In cooperative multi-agent reinforcement learning (MARL), agents must coordinate with partners whose internal policies are not directly observable. Traditional world models like Dreamer excel in single-agent settings but struggle with teammate-induced uncertainty. Leroy-Stone's 'Dreaming of Others' proposes a novel architecture that factorizes the latent state of a recurrent state-space model (RSSM) into separate environment and teammate components. An auxiliary Theory-of-Mind (ToM) head then infers latent embeddings of partner behavior—character, intent, and predicted actions—from partial observation trajectories. These teammate latents condition both the actor and critic, allowing the agent to mentally simulate and adapt to diverse collaborators.
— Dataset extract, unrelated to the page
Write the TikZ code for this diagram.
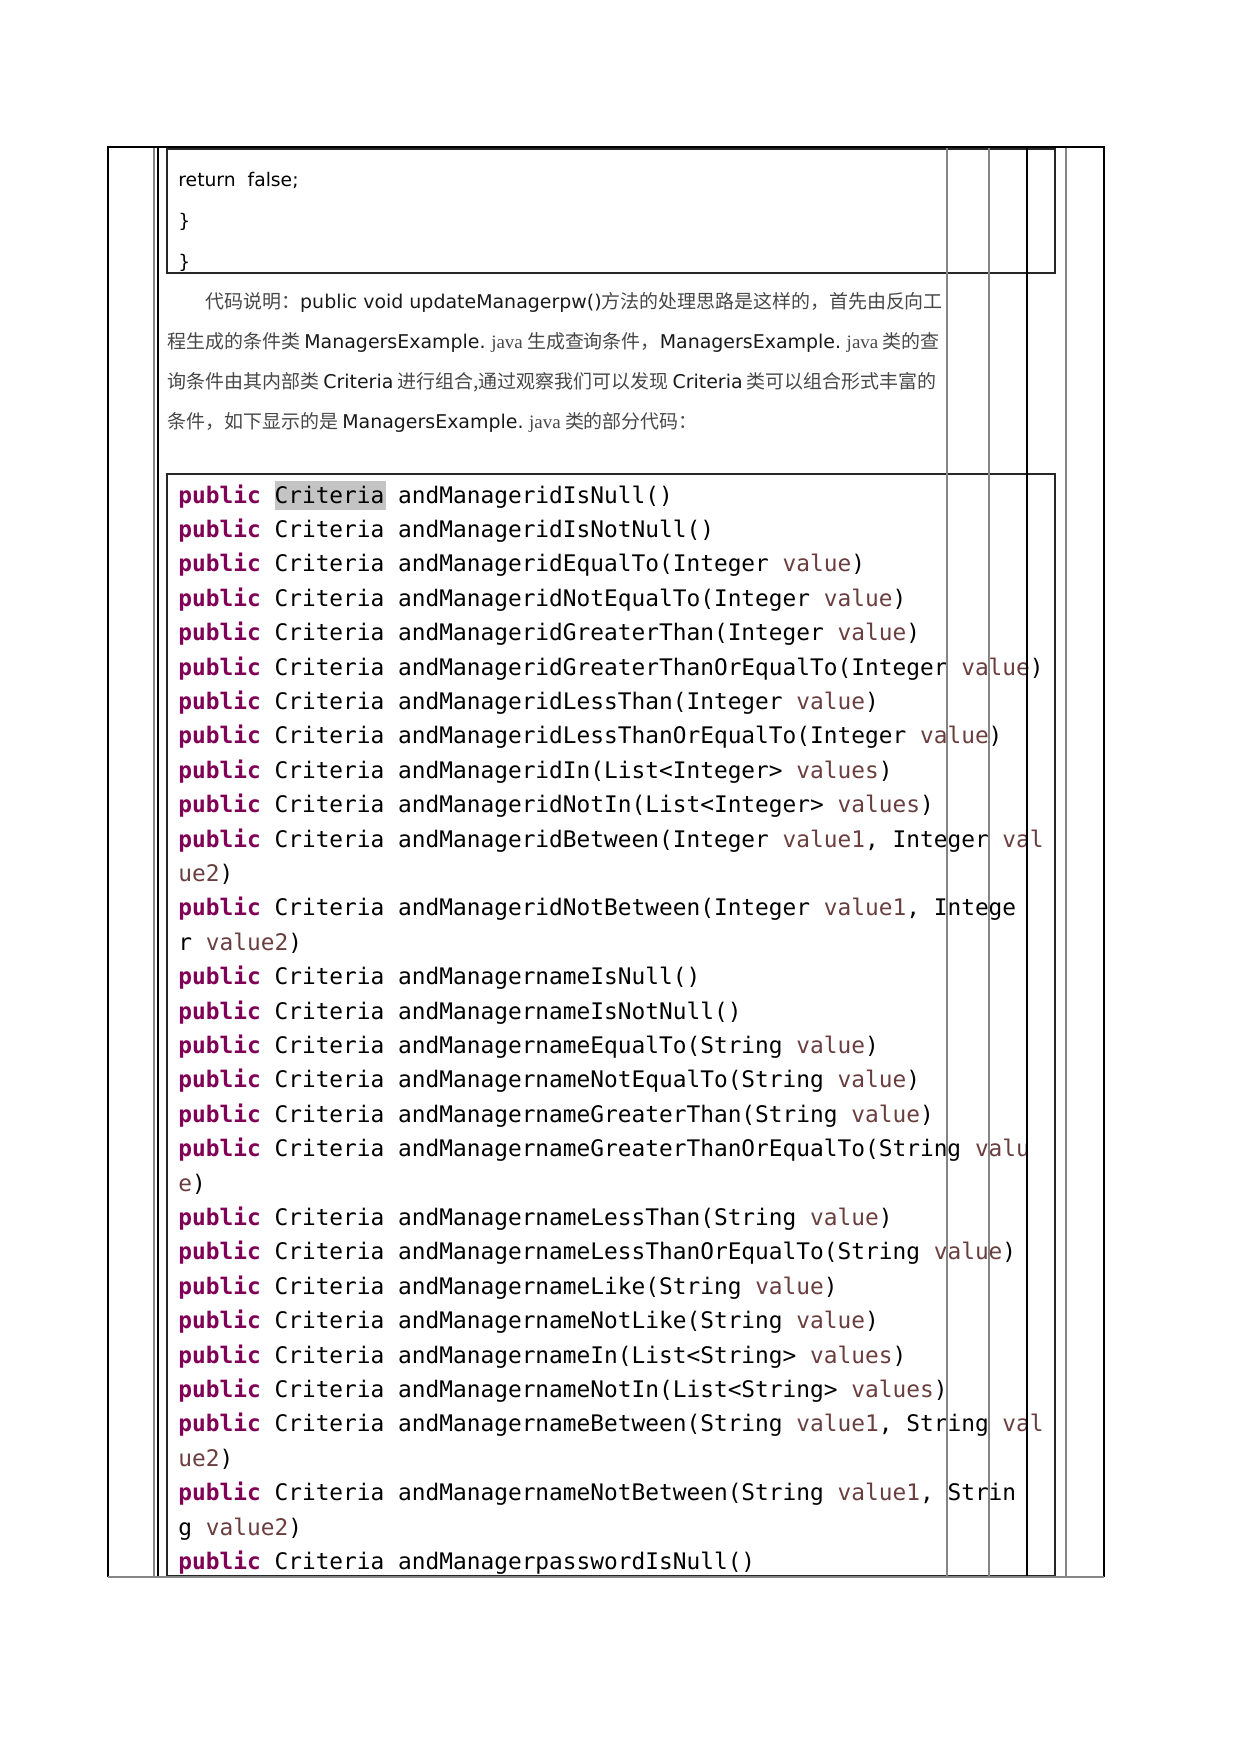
\documentclass[tikz,border=0pt]{standalone}
\usepackage{fontspec}
\newfontfamily\codefont{DejaVu Sans Mono}
\newfontfamily\verfont{DejaVu Sans}
\newfontfamily\cjk{Noto Sans CJK SC}
\newfontfamily\javafont{Liberation Serif}
\definecolor{kwcol}{HTML}{7F0055}
\definecolor{vlcol}{HTML}{6A3E3E}
\definecolor{rulegray}{HTML}{858585}
\definecolor{markgray}{HTML}{C4C4C4}
\newcommand\pub{\textcolor{kwcol}{\bfseries public}}
\newcommand\vl[1]{\textcolor{vlcol}{#1}}
\newcommand\lat[1]{{\verfont\color{black!90}#1}}
\newcommand\jv{{\javafont java}}

\tikzset{
  codeline/.style={anchor=base west, inner sep=0pt, font=\codefont\fontsize{10.95}{13}\selectfont},
  retline/.style={anchor=base west, inner sep=0pt, font=\verfont\fontsize{9}{11}\selectfont},
  noteline/.style={anchor=base west, inner sep=0pt, font=\cjk\fontsize{9.1}{11}\selectfont, text=black!72},
  boxline/.style={draw=black!85, line width=1pt},
  grayrule/.style={draw=rulegray, line width=1pt},
  thinrule/.style={draw=black, line width=0.5pt},
}

\begin{document}
\begin{tikzpicture}[x=0.48pt, y=-0.48pt]
\useasboundingbox (0,0) rectangle (1240,1753);

% end of the previous code block
\begin{scope}
  \clip (167,149) rectangle (1055,273);
  \node[retline] (ret) at (178,186) {return\ \ false;};
  \node[retline] (brace1) at (178,227) {\}};
  \node[retline] (brace2) at (178,268) {\}};
\end{scope}
\draw[boxline] (167,149) rectangle (1055,273);

% explanation
\node[noteline] (note1) at (205,308) {代码说明：\lat{public void updateManagerpw()}方法的处理思路是这样的，首先由反向工};
\node[noteline] (note2) at (167,348) {程生成的条件类 \lat{ManagersExample.} \jv\ 生成查询条件，\lat{ManagersExample.} \jv\ 类的查};
\node[noteline] (note3) at (167,388) {询条件由其内部类 \lat{Criteria} 进行组合,通过观察我们可以发现 \lat{Criteria} 类可以组合形式丰富的};
\node[noteline] (note4) at (167,428) {条件，如下显示的是 \lat{ManagersExample.} \jv\ 类的部分代码：};

% Criteria methods
\fill[markgray] (275,481) rectangle (386,510);
\foreach \txt [count=\i from 0] in {
  {\pub{} Criteria andManageridIsNull()},
  {\pub{} Criteria andManageridIsNotNull()},
  {\pub{} Criteria andManageridEqualTo(Integer \vl{value})},
  {\pub{} Criteria andManageridNotEqualTo(Integer \vl{value})},
  {\pub{} Criteria andManageridGreaterThan(Integer \vl{value})},
  {\pub{} Criteria andManageridGreaterThanOrEqualTo(Integer \vl{value})},
  {\pub{} Criteria andManageridLessThan(Integer \vl{value})},
  {\pub{} Criteria andManageridLessThanOrEqualTo(Integer \vl{value})},
  {\pub{} Criteria andManageridIn(List<Integer> \vl{values})},
  {\pub{} Criteria andManageridNotIn(List<Integer> \vl{values})},
  {\pub{} Criteria andManageridBetween(Integer \vl{value1}, Integer \vl{val}},
  {\vl{ue2})},
  {\pub{} Criteria andManageridNotBetween(Integer \vl{value1}, Intege},
  {r \vl{value2})},
  {\pub{} Criteria andManagernameIsNull()},
  {\pub{} Criteria andManagernameIsNotNull()},
  {\pub{} Criteria andManagernameEqualTo(String \vl{value})},
  {\pub{} Criteria andManagernameNotEqualTo(String \vl{value})},
  {\pub{} Criteria andManagernameGreaterThan(String \vl{value})},
  {\pub{} Criteria andManagernameGreaterThanOrEqualTo(String \vl{valu}},
  {\vl{e})},
  {\pub{} Criteria andManagernameLessThan(String \vl{value})},
  {\pub{} Criteria andManagernameLessThanOrEqualTo(String \vl{value})},
  {\pub{} Criteria andManagernameLike(String \vl{value})},
  {\pub{} Criteria andManagernameNotLike(String \vl{value})},
  {\pub{} Criteria andManagernameIn(List<String> \vl{values})},
  {\pub{} Criteria andManagernameNotIn(List<String> \vl{values})},
  {\pub{} Criteria andManagernameBetween(String \vl{value1}, String \vl{val}},
  {\vl{ue2})},
  {\pub{} Criteria andManagernameNotBetween(String \vl{value1}, Strin},
  {g \vl{value2})},
  {\pub{} Criteria andManagerpasswordIsNull()}}
  \node[codeline] (code\i) at (178,503+\i*34.4) {\txt};
\draw[boxline] (167,474) rectangle (1055,1576);

% table rules
\foreach \x in {154,947,989,1066}
  \draw[grayrule] (\x,147) -- (\x,1577);
\foreach \x in {158,1027}
  \draw[thinrule] (\x,147) -- (\x,1577);
\draw[thinrule] (108,1577) -- (108,147) -- (1104,147) -- (1104,1577);
\draw[grayrule] (108,1577) -- (1104,1577);

\end{tikzpicture}
\end{document}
The approach is designed to enable zero-shot and few-shot coordination in partially observable settings, suggesting a path toward AI that can cooperate with unfamiliar agents (including humans) without extensive retraining. The paper outlines benchmarks and evaluation protocols to assess impact. By positioning world models as simulators of social behavior, this work opens new directions for generalizable, human-compatible AI. Accepted as a poster at the 2026 World Modeling Workshop, the 5-page conceptual paper (with 2 figures) represents a shift from world models as mere environmental predictors to social simulators that can 'dream of others.'
- Factorizes Dreamer-style RSSM latent space into environment and teammate-specific components.
- Introduces a Theory-of-Mind head that infers character, intent, and actions from partial trajectories.
- Enables zero-shot and few-shot coordination in partially observable multi-agent settings.
Why It Matters
World models evolve from environmental predictors to social simulators, enabling more robust human-AI collaboration.